Durante las célebres reuniones en las que el mundo cultural y artístico del París de entreguerras se juntaba en los salones de su casa del 27 de la Rue de Fleurus, mientras Gertrude debatía con pintores como Picasso, Braque, Modigliani o autores como Apollinaire, Hemingway y Fitzgerald, Alice entretenía a las mujeres de los hombres brillantes, en otra sala. Gertrude escribía; Alice pasaba a máquina los escritos. Gertrude caminaba siempre adelante; Alice la seguía cargando los bolsos y los paraguas de las dos. Alice cocinaba; Gertrude comía.
Como mecenas, promovió a artistas con la intensidad de su credo.
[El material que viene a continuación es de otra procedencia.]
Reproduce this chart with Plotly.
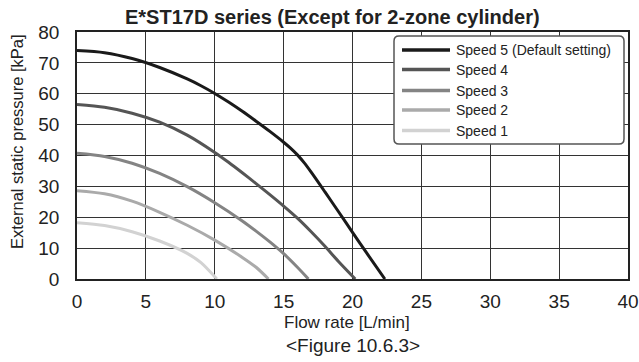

En literatura, Gertrude experimentó tensando los límites del sentido. París y el francés fueron la cápsula que le permitió explorar el grano de la palabra, de la puntuación y la respiración de las frases. "En todos estos años me ha gustado estar rodeada de gente que no sabe inglés. Eso me ha dejado más intensamente a solas con mis ojos y mi inglés", escribió. Fue autora de poesía, ficción, ensayo, guiones obras de teatro y hasta literatura para chicos. Sus amigos llevaban sus libros a diferentes editores y el resultado era siempre el mismo: se resistían a publicarlos por la distancia que se adivinaba entre aquella moderna antropología de la palabra y el gusto de los lectores. "Rosa es una rosa es una rosa es una rosa", es su aforismo más célebre.
Su vida siempre despertó más interés que sus escritos. En una vuelta irónica de su vanguardismo, sus memorias se titulan Autobiografía de Alice B. Toklas (1933) y están escritas en primera persona, como si fuera Alice quien narra. Lo firma Gertrude Stein. En esas páginas intensas se lee la historia de Gertrude, que fue la de Alice, que fue la de las dos.